Wheelchair/stroller accessible: no
Many folks aren’t too keen on the idea of Fat Ass events, and that is a part of their design. Fat Ass runs typically serve as training runs and social events for those more “committed” ultra runners. Think about it, running 50K or 50 miles for nothing more than the satisfaction that you can do so. No awards, no t-shirt, no nothing. Just miles. In essence, this is the beauty of Fat Ass runs.
The CATAss 25K/50K is our local Charlottesville Area Trail Runner’s version. According to their website, this was their fourth and final one of the year.

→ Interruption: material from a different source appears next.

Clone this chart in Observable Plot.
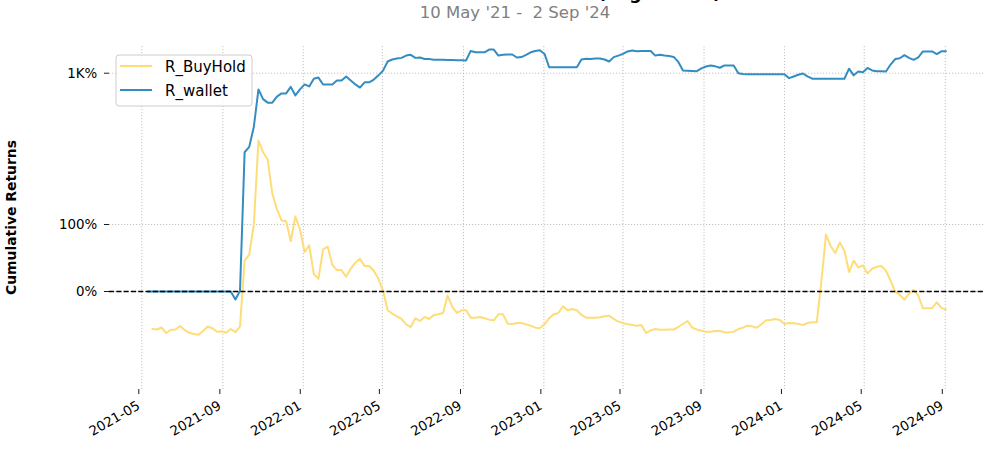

It was my first. I was nervous about going. I’ve done a couple of CAT (non-Ass) runs in the past and I’m always one of the slowest people there. Plus, social things scare me.
But I went.
Options were given for just about every distance up to 50K. Brian and I chose the 24 mile option. The course was nice, but tough. We had done all but the Jones run and Doyles River trails on other training runs. What a doozy those two trails turned out to be. Lots of technical rocky sections and super steep climbing. But also some nice waterfalls.
We were told we needed to carry enough food and water to last for whatever distance we were running. It had been heavily hinted that there would be a “surprise aid station” at Turk gap, though.
Sure enough, Andy Jones Wilkins was up there with an impressive spread of food and drinks and his ever-ready smile. I swear, the guy lives and breathes for running. It doesn’t matter who’s doing it. If someone is running, Andy is happy.
I was really glad he was there, because I would’ve run out of water otherwise.
We ran with a couple different groups for the first 5.5 miles, and saw some people who were doing shorter distances heading back down, but after about mile 7.5, we didn’t see another runner until the finish. We knew that David and Costi were behind us because they were sweeping.
I had some chafing issues (apparently 2Toms SportShield can only stand up to my level of sweating for about two hours). And, although it works great (for a while) if you apply it to dry skin, I’ve had no luck trying to reapply it when I’m already sweating. I don’t sweat like a normal person, though. My shorts were dripping down my legs two hours into the run. Brian’s shorts weren’t even damp. 2Toms still works better than Body Glide, though.
My knee/IT band started bothering me around mile 17, on the descent from Turk mountain. It’s still hurting this morning, which of course is stressing me out.
But I got to jump in Snake hole about a quarter mile from the finish, which felt spectacular. Cold mountain water to wash away all the sweat and grime, plus we were almost done!
We ended up with about 4600 feet of elevation gain and 24 miles almost on the dot (24.06 to be exact).
When we got back to the parking lot, almost everyone was long gone, but there were a few people who had run 18 or 24 miles still sitting and standing around a table full of snacks down by the river. We hung out for a while, but I needed some real food too badly to stay for long. I wish I’d thought to bring a sandwich. It would’ve been nice to sit by the river and wait for the rest of the runners to come in. My stomach just wasn’t having it.